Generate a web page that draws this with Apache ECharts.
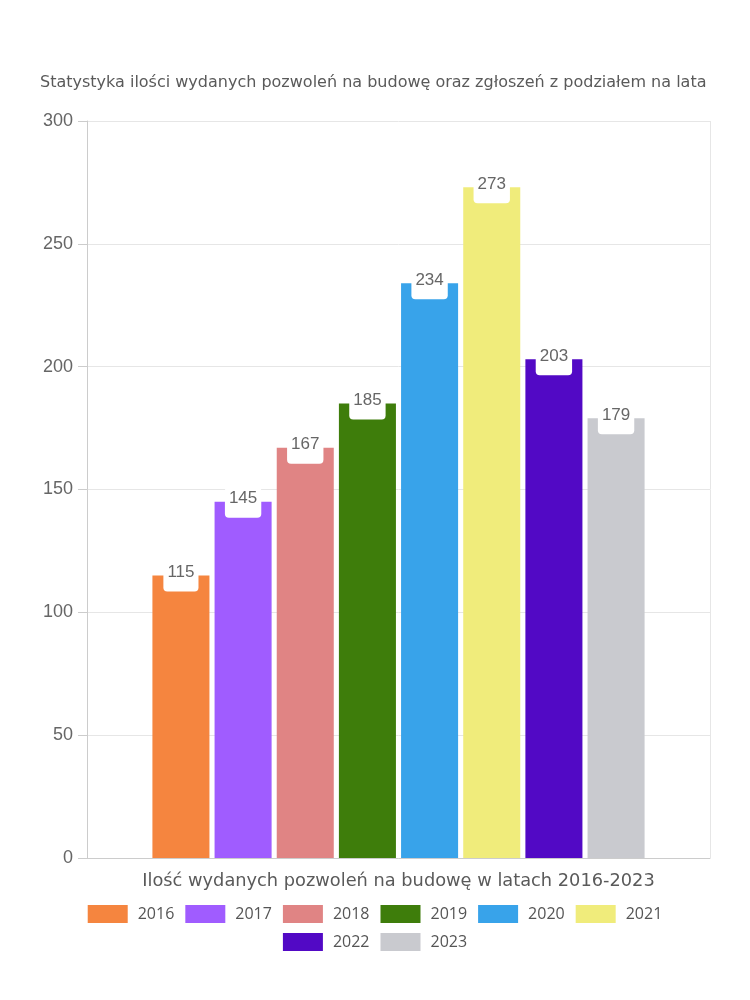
<!DOCTYPE html>
<html>
<head>
<meta charset="utf-8">
<script src="https://cdn.jsdelivr.net/npm/echarts@6/dist/echarts.min.js"></script>
<style>html,body{margin:0;padding:0;background:#fff}#c{width:750px;height:1000px}</style>
</head>
<body>
<div id="c"></div>
<script>
const categories = ['Ilość wydanych pozwoleń na budowę w latach 2016-2023'];
const years = ['2016','2017','2018','2019','2020','2021','2022','2023'];
const values = [115,145,167,185,234,273,203,179];
const colors = ['#f5853f','#a05cff','#e08484','#3e7d0b','#38a3ea','#f0ec7b','#5209c5','#c9cacf'];
const yTicks = {min:0, max:300, interval:50};

const roundFont = 'Open Sans';
const wideFont = 'DejaVu Sans';
const legendText = {fontFamily:roundFont,fontSize:16,color:'#555',padding:[0,0,0,5]};
const chart = echarts.init(document.getElementById('c'));
chart.setOption({
  animation:false,
  title:{text:'Statystyka ilości wydanych pozwoleń na budowę oraz zgłoszeń z podziałem na lata',
    left:35, top:70, textStyle:{fontFamily:wideFont,fontSize:16,fontWeight:'normal',color:'#5a5a5a'}},
  grid:{left:87,right:40,top:121,bottom:142},
  legend:[
    {top:900,left:'center',itemWidth:40,itemHeight:18,itemGap:11,icon:'rect',
     data:years.slice(0,6),textStyle:legendText},
    {top:928,left:'center',itemWidth:40,itemHeight:18,itemGap:11,icon:'rect',
     data:years.slice(6),textStyle:legendText}
  ],
  xAxis:{type:'category',data:categories,
    axisLine:{lineStyle:{color:'#ccc'}},
    axisTick:{length:9,lineStyle:{color:'#ccc'}},
    splitLine:{show:true,lineStyle:{color:'#e6e6e6'}},
    axisLabel:{fontFamily:wideFont,fontSize:17.8,color:'#5a5a5a',margin:14}},
  yAxis:{type:'value',min:yTicks.min,max:yTicks.max,interval:yTicks.interval,
    axisLine:{show:true,lineStyle:{color:'#ccc'}},
    axisTick:{show:true,length:9,lineStyle:{color:'#ccc'}},
    splitLine:{lineStyle:{color:'#e6e6e6'}},
    axisLabel:{fontFamily:'Liberation Sans',fontSize:18,color:'#666',margin:14}},
  series: years.map((y,i)=>({
    name:y,type:'bar',data:[values[i]],
    itemStyle:{color:colors[i]},
    barGap:'9%',barCategoryGap:'21%',
    label:{show:true,position:'top',distance:0,offset:[0,16],
      backgroundColor:'#fff',borderRadius:4,padding:[4,4,11,4],lineHeight:16,
      fontFamily:'Liberation Sans',fontSize:17,color:'#666'}
  }))
});
</script>
</body>
</html>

___

* Stated goal *
Give back every line exactly as it stands, pictures excluded.

* Exercise output *
Generate a web page that draws this with Apache ECharts.
<!DOCTYPE html>
<html>
<head>
<meta charset="utf-8">
<script src="https://cdn.jsdelivr.net/npm/echarts@6/dist/echarts.min.js"></script>
<style>html,body{margin:0;padding:0;background:#fff}#c{width:750px;height:1000px}</style>
</head>
<body>
<div id="c"></div>
<script>
const categories = ['Ilość wydanych pozwoleń na budowę w latach 2016-2023'];
const years = ['2016','2017','2018','2019','2020','2021','2022','2023'];
const values = [115,145,167,185,234,273,203,179];
const colors = ['#f5853f','#a05cff','#e08484','#3e7d0b','#38a3ea','#f0ec7b','#5209c5','#c9cacf'];
const yTicks = {min:0, max:300, interval:50};

const roundFont = 'Open Sans';
const wideFont = 'DejaVu Sans';
const legendText = {fontFamily:roundFont,fontSize:16,color:'#555',padding:[0,0,0,5]};
const chart = echarts.init(document.getElementById('c'));
chart.setOption({
  animation:false,
  title:{text:'Statystyka ilości wydanych pozwoleń na budowę oraz zgłoszeń z podziałem na lata',
    left:35, top:70, textStyle:{fontFamily:wideFont,fontSize:16,fontWeight:'normal',color:'#5a5a5a'}},
  grid:{left:87,right:40,top:121,bottom:142},
  legend:[
    {top:900,left:'center',itemWidth:40,itemHeight:18,itemGap:11,icon:'rect',
     data:years.slice(0,6),textStyle:legendText},
    {top:928,left:'center',itemWidth:40,itemHeight:18,itemGap:11,icon:'rect',
     data:years.slice(6),textStyle:legendText}
  ],
  xAxis:{type:'category',data:categories,
    axisLine:{lineStyle:{color:'#ccc'}},
    axisTick:{length:9,lineStyle:{color:'#ccc'}},
    splitLine:{show:true,lineStyle:{color:'#e6e6e6'}},
    axisLabel:{fontFamily:wideFont,fontSize:17.8,color:'#5a5a5a',margin:14}},
  yAxis:{type:'value',min:yTicks.min,max:yTicks.max,interval:yTicks.interval,
    axisLine:{show:true,lineStyle:{color:'#ccc'}},
    axisTick:{show:true,length:9,lineStyle:{color:'#ccc'}},
    splitLine:{lineStyle:{color:'#e6e6e6'}},
    axisLabel:{fontFamily:'Liberation Sans',fontSize:18,color:'#666',margin:14}},
  series: years.map((y,i)=>({
    name:y,type:'bar',data:[values[i]],
    itemStyle:{color:colors[i]},
    barGap:'9%',barCategoryGap:'21%',
    label:{show:true,position:'top',distance:0,offset:[0,16],
      backgroundColor:'#fff',borderRadius:4,padding:[4,4,11,4],lineHeight:16,
      fontFamily:'Liberation Sans',fontSize:17,color:'#666'}
  }))
});
</script>
</body>
</html>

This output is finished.